ハローワークで希望する仕事が見つからない場合は、他の方法も積極的に活用しましょう。
たとえば、転職サイトや転職エージェント、スカウトサービスなど、多様な手段があります。
特に転職サイトは求人件数が多く、希望条件で効率的に検索ができます。情報収集の幅を広げると、視野も可能性も大きく広がるでしょう。1つの方法にこだわらず、複数の手段を並行して使うことが、理想の仕事に出会う近道です。

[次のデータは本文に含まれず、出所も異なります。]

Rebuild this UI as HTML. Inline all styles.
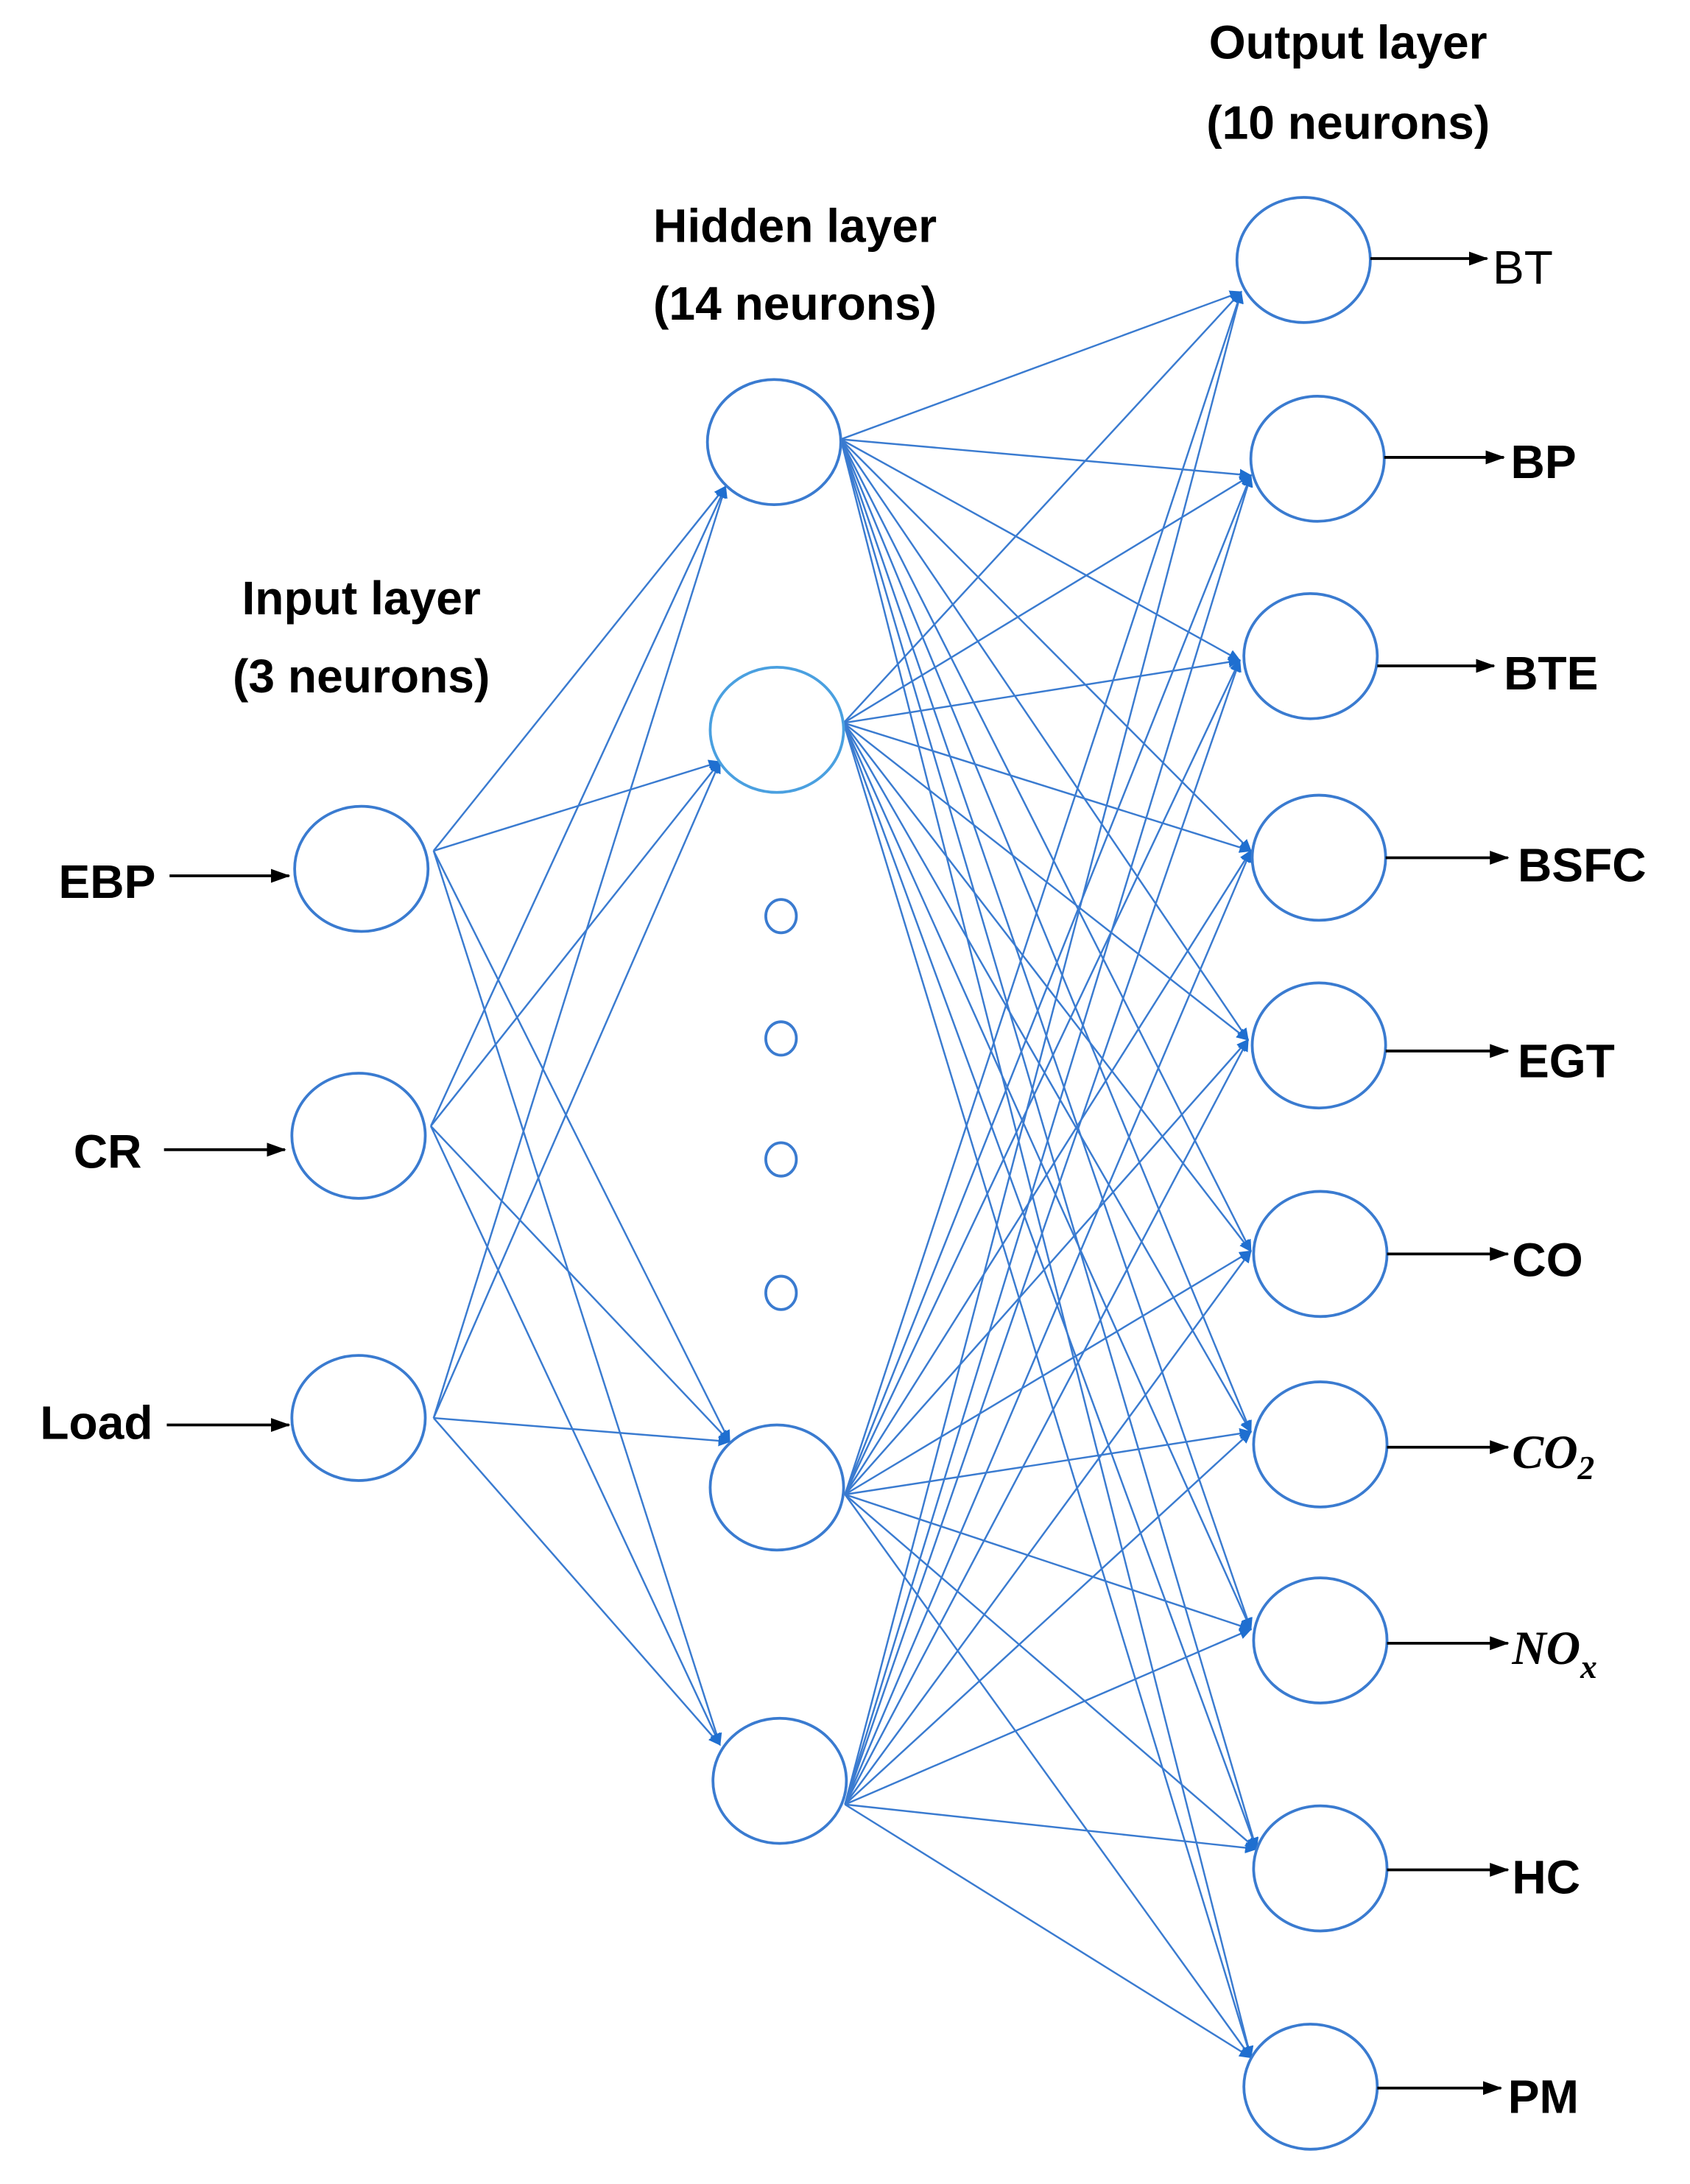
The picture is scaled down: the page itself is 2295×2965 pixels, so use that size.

ブラック企業の求人広告によく見られる言葉はありますか?
ブラック企業の求人広告には、共通して使われがちな言葉があります。
- 【アットホームな職場です!】
- 人間関係をアピールする会社は、上下関係が曖昧だったり、公私混同しがちだったりと企業風土に問題がある場合も多いです。
- 【未経験者歓迎・やる気があればOK】
- 会社側に求める人材像がなく、誰でもいいから人を集めたいと考えているケースがあります。人にこだわっていないので、離職率が高い会社かもしれません。
- 【即面接・即採用!】
- すぐに働けるスピード感を強調する求人は、定着率は二の次という姿勢かもしれません。あるいは助成金ビジネスをしている会社の可能性もあります。
- 【創業〇〇年・地元に愛されている】
- 仮に「創業20年!地元に愛される職場です!」と書いてあったとしても、平成中期頃に立ち上げた程度の歴史なので、特筆するほどの内容ではありません。また、親族経営・ワンマン体質の可能性があります。
言葉のイメージに流されず、実態をよく調べましょう。
やばい求人かどうかはどのように判断したらいいですか?
やばい求人を見極めるには、「仕事内容や給与が曖昧」「長期間掲載されている」といった特徴に注目しましょう。
具体的な業務内容が書かれていない場合、実際の仕事内容が過酷だったり、応募者に不利な条件が隠されていたりする可能性があります。
また、求人情報が長期間出されている企業は、離職率の高さから人が定着していないおそれもあります。高すぎる給与や「未経験でもOK」「感動を与える仕事」など抽象的な表現にも要注意です。
ハローワークに求人を出せない会社には要注意!

ハローワークに求人を出していないすべての企業が問題を抱えているわけではありませんが、法令違反や社会保険未加入といった理由で「出したくても出せない」会社が一定数存在するのも事実です。
特に労働条件が基準を満たしていない企業や、過去に是正勧告を受けた企業の場合、掲載を拒否されます。また、補助金目当てで人材を使い捨てるような悪質な企業が紛れている可能性もゼロではありません。
ただ、採用方針やターゲット層の不一致が理由であえてハローワークを利用しない優良企業もあります。
転職活動をする際はハローワークへの求人掲載の有無だけで判断せず、企業の実態や求人内容の丁寧な見極めが大切です。